— Begin —

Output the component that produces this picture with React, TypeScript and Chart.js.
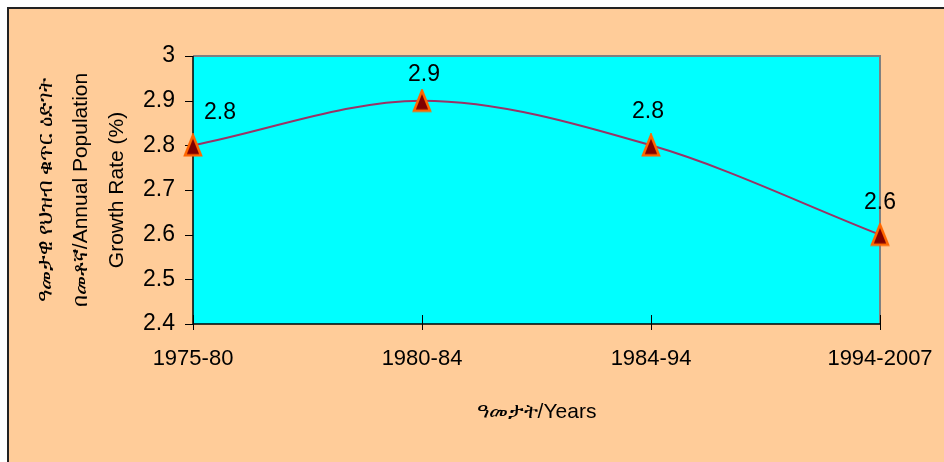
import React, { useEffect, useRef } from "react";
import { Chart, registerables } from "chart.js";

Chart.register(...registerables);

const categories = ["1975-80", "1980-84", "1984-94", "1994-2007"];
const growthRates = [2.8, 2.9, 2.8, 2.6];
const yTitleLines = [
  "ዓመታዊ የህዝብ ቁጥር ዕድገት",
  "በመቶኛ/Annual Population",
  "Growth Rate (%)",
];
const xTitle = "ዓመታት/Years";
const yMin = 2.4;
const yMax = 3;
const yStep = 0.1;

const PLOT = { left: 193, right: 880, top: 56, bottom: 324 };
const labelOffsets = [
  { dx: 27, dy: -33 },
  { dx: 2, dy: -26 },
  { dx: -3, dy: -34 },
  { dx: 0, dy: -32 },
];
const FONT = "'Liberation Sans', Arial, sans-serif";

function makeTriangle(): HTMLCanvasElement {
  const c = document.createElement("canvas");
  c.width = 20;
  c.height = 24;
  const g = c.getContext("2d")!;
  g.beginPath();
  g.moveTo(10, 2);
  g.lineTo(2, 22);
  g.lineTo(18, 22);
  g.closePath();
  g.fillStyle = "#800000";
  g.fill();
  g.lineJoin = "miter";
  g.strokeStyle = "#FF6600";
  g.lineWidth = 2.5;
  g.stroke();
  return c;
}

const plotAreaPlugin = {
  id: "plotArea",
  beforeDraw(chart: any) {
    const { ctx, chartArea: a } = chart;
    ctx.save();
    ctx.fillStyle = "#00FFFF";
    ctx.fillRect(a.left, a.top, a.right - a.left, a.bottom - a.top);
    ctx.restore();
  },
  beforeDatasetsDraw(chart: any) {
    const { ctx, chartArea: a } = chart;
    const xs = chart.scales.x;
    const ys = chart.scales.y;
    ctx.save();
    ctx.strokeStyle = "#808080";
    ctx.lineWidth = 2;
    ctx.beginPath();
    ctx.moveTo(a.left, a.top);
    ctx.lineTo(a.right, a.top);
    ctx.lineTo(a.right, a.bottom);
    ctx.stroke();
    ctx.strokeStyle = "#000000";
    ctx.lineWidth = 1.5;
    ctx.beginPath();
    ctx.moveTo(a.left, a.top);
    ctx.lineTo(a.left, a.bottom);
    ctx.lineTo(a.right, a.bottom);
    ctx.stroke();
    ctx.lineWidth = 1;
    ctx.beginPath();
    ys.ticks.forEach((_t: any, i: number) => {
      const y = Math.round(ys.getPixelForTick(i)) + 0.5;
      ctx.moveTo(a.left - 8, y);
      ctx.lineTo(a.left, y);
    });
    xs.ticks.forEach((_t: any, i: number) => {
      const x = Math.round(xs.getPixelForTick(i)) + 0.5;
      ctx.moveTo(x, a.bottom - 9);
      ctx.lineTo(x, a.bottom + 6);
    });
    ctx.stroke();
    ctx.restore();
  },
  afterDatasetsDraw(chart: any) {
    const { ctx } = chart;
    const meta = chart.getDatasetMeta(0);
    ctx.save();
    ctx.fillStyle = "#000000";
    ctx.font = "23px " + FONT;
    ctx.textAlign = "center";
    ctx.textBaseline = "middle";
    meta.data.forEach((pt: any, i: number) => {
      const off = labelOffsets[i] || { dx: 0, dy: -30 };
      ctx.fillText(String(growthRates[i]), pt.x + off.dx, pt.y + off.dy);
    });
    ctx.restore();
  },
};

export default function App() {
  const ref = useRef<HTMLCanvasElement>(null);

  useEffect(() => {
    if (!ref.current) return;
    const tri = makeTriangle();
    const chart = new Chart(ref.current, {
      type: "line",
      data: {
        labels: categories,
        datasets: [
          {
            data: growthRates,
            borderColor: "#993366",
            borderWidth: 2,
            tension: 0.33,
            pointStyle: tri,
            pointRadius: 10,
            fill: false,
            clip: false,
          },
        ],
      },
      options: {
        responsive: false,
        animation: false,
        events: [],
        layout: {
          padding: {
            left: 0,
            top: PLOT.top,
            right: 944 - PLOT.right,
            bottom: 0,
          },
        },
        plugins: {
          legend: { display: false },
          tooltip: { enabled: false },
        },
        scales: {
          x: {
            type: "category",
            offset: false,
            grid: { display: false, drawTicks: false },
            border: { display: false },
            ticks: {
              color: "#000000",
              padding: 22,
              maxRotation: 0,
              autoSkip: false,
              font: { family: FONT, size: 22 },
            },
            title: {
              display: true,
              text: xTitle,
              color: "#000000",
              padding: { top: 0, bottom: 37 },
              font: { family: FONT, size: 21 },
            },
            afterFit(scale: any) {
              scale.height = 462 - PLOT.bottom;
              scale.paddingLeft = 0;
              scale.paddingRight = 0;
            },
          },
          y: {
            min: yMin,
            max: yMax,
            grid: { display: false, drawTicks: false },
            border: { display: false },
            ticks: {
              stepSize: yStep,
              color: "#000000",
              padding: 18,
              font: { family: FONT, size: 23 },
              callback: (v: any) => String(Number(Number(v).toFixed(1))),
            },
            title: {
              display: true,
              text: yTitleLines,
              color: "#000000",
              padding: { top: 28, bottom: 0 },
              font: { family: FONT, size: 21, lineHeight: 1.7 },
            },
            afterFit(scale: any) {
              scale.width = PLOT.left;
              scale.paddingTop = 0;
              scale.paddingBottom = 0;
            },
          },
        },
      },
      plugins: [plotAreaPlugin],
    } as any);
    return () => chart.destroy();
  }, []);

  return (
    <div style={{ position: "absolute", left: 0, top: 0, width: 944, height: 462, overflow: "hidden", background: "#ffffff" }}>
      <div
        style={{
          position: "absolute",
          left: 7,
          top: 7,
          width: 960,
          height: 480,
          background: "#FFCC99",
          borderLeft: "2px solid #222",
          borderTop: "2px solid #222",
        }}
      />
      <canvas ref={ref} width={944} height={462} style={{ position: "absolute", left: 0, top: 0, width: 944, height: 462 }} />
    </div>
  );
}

— End —
— Begin —

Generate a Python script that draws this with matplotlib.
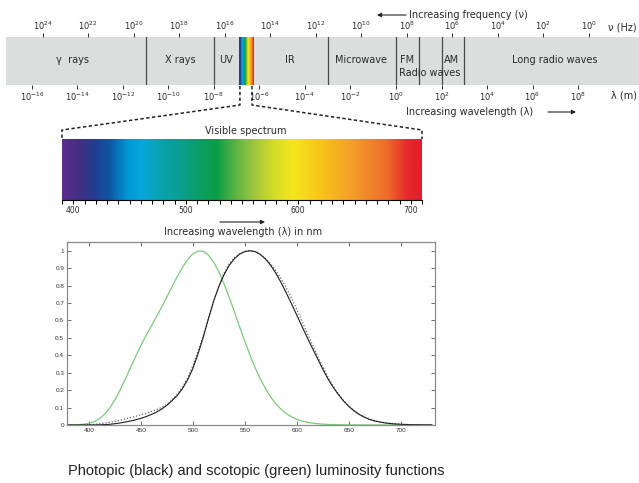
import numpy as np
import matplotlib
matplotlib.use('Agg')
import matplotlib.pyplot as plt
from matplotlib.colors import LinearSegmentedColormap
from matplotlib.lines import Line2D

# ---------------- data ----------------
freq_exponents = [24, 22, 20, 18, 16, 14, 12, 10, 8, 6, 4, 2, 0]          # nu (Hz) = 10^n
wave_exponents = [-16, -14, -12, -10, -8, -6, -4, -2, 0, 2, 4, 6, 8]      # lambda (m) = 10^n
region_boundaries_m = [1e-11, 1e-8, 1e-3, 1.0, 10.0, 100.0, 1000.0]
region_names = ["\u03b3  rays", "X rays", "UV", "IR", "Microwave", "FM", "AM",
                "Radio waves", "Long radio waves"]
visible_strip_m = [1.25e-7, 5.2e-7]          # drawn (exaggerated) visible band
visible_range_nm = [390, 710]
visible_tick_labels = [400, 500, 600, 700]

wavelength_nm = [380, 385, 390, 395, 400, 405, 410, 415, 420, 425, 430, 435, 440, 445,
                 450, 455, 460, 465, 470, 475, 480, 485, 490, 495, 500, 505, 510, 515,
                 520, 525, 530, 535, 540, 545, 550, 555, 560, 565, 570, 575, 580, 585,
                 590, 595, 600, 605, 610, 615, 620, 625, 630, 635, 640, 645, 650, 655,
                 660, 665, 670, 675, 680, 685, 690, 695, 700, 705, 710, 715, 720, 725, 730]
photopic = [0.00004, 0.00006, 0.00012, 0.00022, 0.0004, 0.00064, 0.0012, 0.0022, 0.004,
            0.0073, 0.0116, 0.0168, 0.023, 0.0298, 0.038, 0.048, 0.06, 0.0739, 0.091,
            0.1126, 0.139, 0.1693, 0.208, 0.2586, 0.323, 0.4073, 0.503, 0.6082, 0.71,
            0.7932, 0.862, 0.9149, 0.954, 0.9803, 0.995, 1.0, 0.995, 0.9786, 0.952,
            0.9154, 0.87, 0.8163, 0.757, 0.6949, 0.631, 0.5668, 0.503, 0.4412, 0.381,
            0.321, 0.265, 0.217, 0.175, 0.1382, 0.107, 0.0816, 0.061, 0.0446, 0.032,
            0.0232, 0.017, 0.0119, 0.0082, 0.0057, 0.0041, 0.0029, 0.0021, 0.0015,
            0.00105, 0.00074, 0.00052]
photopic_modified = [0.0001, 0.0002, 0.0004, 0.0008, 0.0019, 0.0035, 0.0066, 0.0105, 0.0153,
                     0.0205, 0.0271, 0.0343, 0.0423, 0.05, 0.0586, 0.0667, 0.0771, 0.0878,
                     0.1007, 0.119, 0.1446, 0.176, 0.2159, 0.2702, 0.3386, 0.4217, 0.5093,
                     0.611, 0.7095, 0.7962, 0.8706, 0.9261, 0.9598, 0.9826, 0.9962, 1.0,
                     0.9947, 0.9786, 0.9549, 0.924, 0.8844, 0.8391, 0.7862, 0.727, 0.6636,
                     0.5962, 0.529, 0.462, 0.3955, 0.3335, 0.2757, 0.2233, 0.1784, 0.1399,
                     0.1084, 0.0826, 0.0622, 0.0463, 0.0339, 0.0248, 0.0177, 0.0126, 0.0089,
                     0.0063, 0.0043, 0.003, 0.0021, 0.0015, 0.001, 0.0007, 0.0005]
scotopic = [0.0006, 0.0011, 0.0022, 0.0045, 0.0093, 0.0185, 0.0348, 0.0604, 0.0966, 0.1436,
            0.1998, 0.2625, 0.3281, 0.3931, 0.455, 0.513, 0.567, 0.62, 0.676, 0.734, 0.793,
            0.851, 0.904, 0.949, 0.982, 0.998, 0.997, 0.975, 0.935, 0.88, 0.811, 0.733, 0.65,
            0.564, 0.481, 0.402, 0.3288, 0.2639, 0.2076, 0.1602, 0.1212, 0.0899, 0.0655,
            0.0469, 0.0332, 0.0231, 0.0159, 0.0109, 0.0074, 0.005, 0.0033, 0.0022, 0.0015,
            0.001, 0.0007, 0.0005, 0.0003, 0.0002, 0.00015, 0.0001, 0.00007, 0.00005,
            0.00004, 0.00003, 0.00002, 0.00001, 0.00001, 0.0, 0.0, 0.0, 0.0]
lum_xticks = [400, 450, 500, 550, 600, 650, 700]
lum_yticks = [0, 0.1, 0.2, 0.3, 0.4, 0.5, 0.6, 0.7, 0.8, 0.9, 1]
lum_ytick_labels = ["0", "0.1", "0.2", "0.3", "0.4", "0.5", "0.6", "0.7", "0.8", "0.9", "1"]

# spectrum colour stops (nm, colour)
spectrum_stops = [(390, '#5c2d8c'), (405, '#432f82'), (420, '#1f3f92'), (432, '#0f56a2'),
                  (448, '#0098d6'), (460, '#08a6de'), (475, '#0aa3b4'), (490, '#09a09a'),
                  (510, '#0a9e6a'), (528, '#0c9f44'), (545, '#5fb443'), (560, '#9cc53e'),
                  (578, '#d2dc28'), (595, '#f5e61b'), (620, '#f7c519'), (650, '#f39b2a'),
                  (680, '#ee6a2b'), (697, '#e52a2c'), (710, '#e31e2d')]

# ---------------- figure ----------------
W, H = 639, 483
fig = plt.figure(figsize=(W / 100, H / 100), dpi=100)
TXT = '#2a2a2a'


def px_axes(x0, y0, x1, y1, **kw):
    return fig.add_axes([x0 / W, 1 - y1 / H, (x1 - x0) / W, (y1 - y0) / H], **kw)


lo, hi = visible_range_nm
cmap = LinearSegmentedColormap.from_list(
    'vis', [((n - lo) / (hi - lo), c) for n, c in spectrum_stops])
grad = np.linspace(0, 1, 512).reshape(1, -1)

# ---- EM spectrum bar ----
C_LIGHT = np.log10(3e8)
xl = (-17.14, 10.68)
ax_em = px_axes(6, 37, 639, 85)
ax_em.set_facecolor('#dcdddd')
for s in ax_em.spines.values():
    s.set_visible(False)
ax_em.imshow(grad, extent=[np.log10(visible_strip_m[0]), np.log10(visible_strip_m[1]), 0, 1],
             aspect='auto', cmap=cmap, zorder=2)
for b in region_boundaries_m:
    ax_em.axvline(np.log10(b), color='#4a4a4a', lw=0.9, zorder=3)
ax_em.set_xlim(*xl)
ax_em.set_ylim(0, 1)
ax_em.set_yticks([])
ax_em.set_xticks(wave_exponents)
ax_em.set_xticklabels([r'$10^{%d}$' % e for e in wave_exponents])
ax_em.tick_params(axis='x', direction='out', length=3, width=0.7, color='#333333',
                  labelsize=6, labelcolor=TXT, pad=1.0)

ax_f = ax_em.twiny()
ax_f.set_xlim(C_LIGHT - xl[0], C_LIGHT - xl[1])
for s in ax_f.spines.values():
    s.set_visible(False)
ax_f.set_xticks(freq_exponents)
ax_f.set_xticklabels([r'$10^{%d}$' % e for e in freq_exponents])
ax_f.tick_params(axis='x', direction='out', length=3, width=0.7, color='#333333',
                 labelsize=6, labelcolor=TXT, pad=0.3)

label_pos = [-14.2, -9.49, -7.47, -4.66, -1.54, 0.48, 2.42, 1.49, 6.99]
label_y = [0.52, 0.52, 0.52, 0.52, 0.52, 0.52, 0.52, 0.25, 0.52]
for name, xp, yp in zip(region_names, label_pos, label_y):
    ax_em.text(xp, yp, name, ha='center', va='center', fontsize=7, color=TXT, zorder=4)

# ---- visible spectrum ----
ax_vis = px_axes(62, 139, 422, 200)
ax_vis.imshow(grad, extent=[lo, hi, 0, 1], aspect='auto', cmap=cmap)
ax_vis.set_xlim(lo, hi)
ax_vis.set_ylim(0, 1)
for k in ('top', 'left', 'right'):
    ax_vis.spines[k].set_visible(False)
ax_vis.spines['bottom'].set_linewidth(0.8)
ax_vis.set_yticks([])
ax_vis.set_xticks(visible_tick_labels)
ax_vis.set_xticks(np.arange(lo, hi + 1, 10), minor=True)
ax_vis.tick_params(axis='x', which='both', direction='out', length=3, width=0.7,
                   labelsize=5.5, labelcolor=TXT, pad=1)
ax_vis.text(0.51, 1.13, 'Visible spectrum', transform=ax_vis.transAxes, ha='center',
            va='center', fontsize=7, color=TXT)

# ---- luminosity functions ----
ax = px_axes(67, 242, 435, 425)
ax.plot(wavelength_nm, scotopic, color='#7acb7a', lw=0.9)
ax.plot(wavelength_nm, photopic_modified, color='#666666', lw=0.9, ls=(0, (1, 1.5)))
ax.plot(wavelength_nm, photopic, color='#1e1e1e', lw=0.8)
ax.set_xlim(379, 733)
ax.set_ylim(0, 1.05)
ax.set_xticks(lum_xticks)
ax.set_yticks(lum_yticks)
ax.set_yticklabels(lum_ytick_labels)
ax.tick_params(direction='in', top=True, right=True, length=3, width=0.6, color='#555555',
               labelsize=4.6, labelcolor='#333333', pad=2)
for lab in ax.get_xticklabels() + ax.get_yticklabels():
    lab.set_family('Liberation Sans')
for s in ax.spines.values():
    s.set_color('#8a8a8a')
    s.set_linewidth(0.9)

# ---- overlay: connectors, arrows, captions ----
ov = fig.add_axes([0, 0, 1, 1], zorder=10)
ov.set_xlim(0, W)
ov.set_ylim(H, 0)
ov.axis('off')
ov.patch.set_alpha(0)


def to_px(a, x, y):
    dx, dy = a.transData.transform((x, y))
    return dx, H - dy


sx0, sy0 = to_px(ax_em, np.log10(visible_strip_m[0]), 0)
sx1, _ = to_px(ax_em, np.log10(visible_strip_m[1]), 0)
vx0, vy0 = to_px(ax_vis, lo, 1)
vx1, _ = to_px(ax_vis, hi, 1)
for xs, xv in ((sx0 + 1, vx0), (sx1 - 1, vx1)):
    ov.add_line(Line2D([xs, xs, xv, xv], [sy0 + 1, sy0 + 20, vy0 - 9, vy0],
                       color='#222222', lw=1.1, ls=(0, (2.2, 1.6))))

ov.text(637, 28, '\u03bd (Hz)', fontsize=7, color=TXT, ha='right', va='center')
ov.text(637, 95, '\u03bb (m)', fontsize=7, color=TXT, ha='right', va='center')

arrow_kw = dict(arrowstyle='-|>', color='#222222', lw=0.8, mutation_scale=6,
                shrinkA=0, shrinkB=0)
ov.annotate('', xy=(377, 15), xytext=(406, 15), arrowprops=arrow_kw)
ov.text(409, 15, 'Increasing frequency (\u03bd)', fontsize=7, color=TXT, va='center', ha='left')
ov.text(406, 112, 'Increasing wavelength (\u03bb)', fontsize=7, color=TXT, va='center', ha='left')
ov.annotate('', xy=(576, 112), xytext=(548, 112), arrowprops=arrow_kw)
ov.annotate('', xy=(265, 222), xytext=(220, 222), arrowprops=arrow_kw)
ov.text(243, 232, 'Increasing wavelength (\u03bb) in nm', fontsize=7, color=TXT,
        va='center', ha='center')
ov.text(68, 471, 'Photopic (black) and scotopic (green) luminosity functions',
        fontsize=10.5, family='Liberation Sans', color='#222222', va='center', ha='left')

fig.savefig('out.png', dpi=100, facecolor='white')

— End —

> Exercise task: Copy exactly the stretch of lines that starts at the line holding "Generate a Python" and ends at the line holding "from matplotlib.lines import Line2D". Drop the pictures.

> Task answer:
Generate a Python script that draws this with matplotlib.
import numpy as np
import matplotlib
matplotlib.use('Agg')
import matplotlib.pyplot as plt
from matplotlib.colors import LinearSegmentedColormap
from matplotlib.lines import Line2D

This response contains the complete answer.